National Geographic Traveler just launched a free iPad app, A Taste of Montréal, with a gorgeous new photo gallery to match (two must-haves before visiting this foodie paradise), so we asked the magazine’s editor-in-chief Keith Bellows to give his take on the best sites and scenes in his hometown of Montréal. In addition to running the magazine and writing “One on One,” a regular Traveler interview column, this proud Canuck has written for Esquire, Sports Illustrated, and Parenting, among many others. Check out Keith’s recommendations for making the most of the city of a hundred steeples, then add your own two cents by leaving a comment…
To escape downtown I go for a bike ride along the Lachine Canal.
If I want to unwind I go play frisbee on the downtown campus of McGill University.
For complete quiet, I can hide away in the small towns of the Laurentians, about an hour north of Montréal.
If you come to my city, get your picture taken with a Montréal Canadiens hockey player.
If you have to order one thing off the menu from La Banquise it has to be the poutine, Quebec’s provincial dish.
Jean-Talon Market is my one-stop shop for great fresh produce and organic meats.
Locals know to skip places that serve pricey wines and head for one of the many BYOBs (bring your own bottle establishments), where you can drink with no corkage fee instead.
When I’m feeling cash-strapped I go buy a baguette from Mamie Clafoutis, thinly sliced salami from a charcuterie, and some ice cider (another French-Canadian specialty) and head to Parc Mont-Royal.
For a huge splurge I go to Le Toque, one of Canada’s best restaurants.
Photo ops in my city include everywhere! The best vantage points are from the old city, the top of Mont-Royal, and on Rue St.-Denis.
If my city were a celebrity it’d be Lady Gaga.
The most random thing about my city is its street life — it is a cavalcade of the unpredictable and eccentric.
My city has the most debonair men.
My city has North America’s most stylish women.
In my city, an active day outdoors involves rollerblading and biking along the St.

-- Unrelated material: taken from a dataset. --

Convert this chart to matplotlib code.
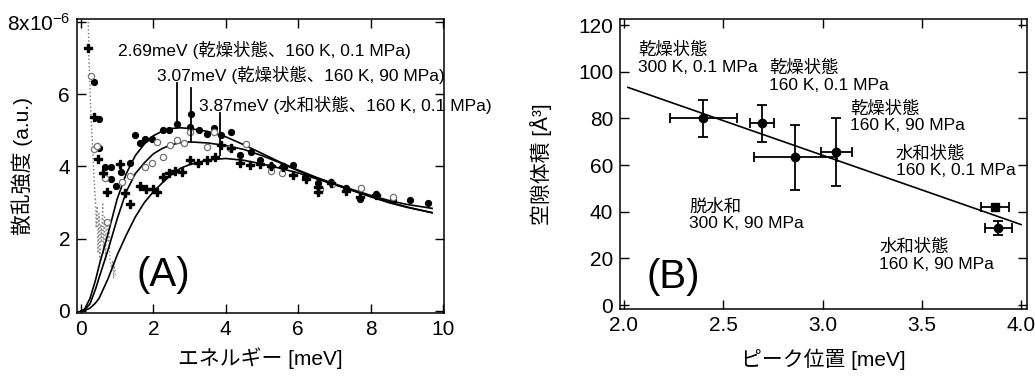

Lawrence.
My city’s best museum is the Montréal Museum of Fine Arts (but don’t miss the Insectarium and Pointe-a-Calliere, the fascinating archeology museum in Old Montréal).
My favorite jogging/walking route is the St. Lawrence River route toward the Molson plant.

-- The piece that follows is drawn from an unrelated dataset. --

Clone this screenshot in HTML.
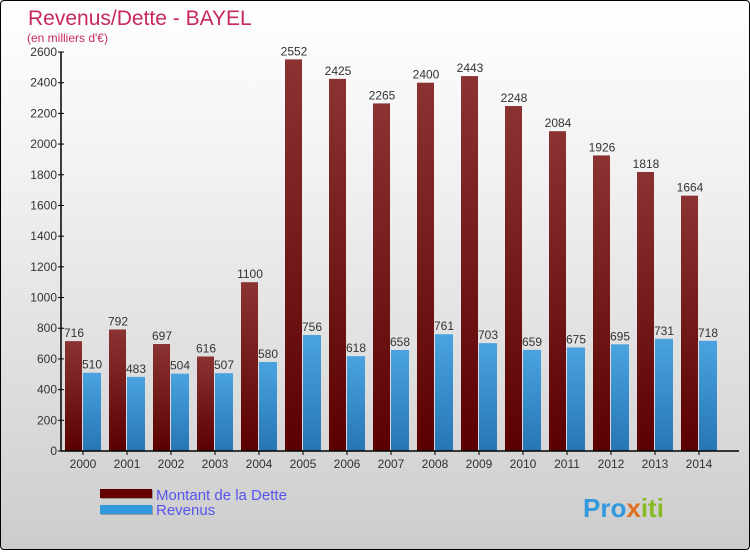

For a night of dancing, go to Salsatheque or Bain Douches. Or, for live music, check out BLVD 44 or the Telus Theatre. The Bell Center is where all the big acts play.
Les Enfants Terribles (among too many to name) is the spot for late-night eats.
To find out what’s going on at night and on the weekends, read The Gazette; the alt paper The Hour just folded.
You can tell a lot about my city from the nightlife on steroids that is just getting started around 10:00 p.m.
You can tell if someone is from my city if they know what you’re talking about when you say the Plateau and can locate the giant Orange Julep.
In the spring you should hang around near McGill and Prince Arthur, soaking up the sun and the street life.
In the summer you should take in Jean-Baptiste Day and join the huge crowds on Mont-Royal.
In the fall you should take a date to the shores of Beaver Lake.
In the winter you should go skating on one the countless city rinks set up in parks everywhere.
A hidden gem in my city is the crazy quilt of corkscrew staircases and eccentrically day-glo façades of the townhouses east of St. Laurent.
For a great breakfast joint, try Olive et Gourmando on Rue St. Paul.
Don’t miss the Just for Laughs Festival in July and Nuits Blanche festival in February.
Just outside my city, you can visit the Lake of Two Mountains to the west and Mont-Tremblant Park to the north (nearby is one of eastern Canada’s best ski resorts).
The best way to see my city is on foot.
If my city were a pet it would be a Labradoodle — smart and cool.
Kids can walk through ecosystem replicas at the Biodome. (Photograph by Wally Gobetz, flickr)
If I didn’t live in a city, I’d live on the Chesapeake Bay.
The best book about my city is — there are too many to name. My favorites—Leonard Cohen’s Beautiful Losers and Mordecai Richler’s The Apprenticeship of Duddy Kravitz.
When I think about my city, the song that comes to mind is “Hometown Waltz” by Rufus Wainwright, “Je Reviendrai a Montreal” by Robert Charlebois, or “A Montreal Song” by Bruce Cockburn.
If you have kids, you won’t want to miss the Insectarium, the Biodome, and whatever cirque of many that happens to be performing at the moment.
The birth of Cirque du Soleil could only happen in my city.
My city should be featured on your cover or website because it’s the closest you’ll get to being in Europe without going there.